What about this recording would make someone play it instead of the original? Do people like Bolton think about that stuff? You're not gonna get a Best New Music dude! But really, why does the Supremes' original have more Yeah Yeah Yeahs-style guitar? At least be tastelessly modern, Bolton, you plaster casting motherfuck.

“What's Going On”

OK — this is bad. First of all, there's no way to do this fucking song anymore. Is it a blessing or a curse that Fred Durst and Aaron Lewis have already ruined it? Does Bolton's look better by contrast? No. It looks like the billionth version of a song everyone already decided on a context for when Rolling Stone made its parent album the highest ranking soul record on their 500 Greatest Albums List. I hear Bolton has an outside shot at #499 if these tracks continue perfectly verbatim. (j/k).

“Tracks of My Tears”

Smokey Robinson's fare is harder to make offensive, although come on, it's just not meant for a long-lost Collective Soul member channeling Dave Matthews. The original is more rattley, with women on it, and both the man and women pushed to the back with a sweet whisper that doesn't try to dominate the room. The horns on the Bolton sound like they're advertising a cruise ship. When he neeeeeeeds you, he really neeeeeeeeeeeeds you.

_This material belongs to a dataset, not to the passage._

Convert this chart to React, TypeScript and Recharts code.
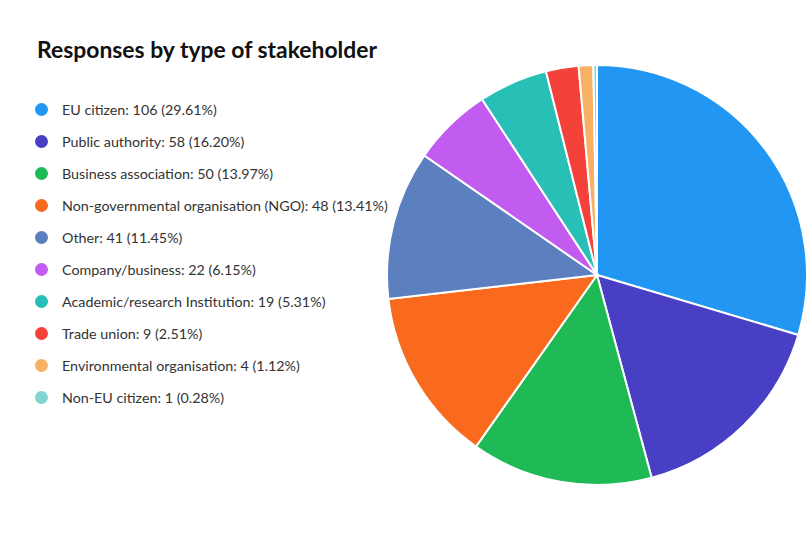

“Signed, Sealed, Delivered (I'm Yours)”

Stevie deserves better, though he's also hard to ruin. Great original, but you can't help wondering why Bolton didn't just do a full Kelly Rowland duets album. She could've been his Alison Krauss! Boltron sounds like a robot; the joyous, readymade music is no excuse to phone it in.

“Money (That's What I Want)”

This is the stiffest Big Number I've ever heard, and it's like not like another version of this song needed to be on the planet, either. In music, trashing's so much more valuable than recycling. Especially when a John-Mayer-doing-“Beat It” style shred solo is called for. This song is from 1959, for chrissake. Either have the balls to go full sacrilege or leave the damn thing alone.

“I Heard It Through the Grapevine”

This is the most appropriate tune on the whole record. The falsetto and bluesy runs here Bolton actually nails, with genuine human-sounding aplomb (love those “loo-oo-ose my mind” frills), and the organ-and-strings stomp gets just the right amount of adornment. Is it any surprise he imitates Fogerty with more comfort and breathing room than the other singers here? Just go back to hair metal, dude. Force something avant-nutso out of Kenny G. Or grow your hair back out and tie yourselves together. May Andy Samberg return you from whence you came.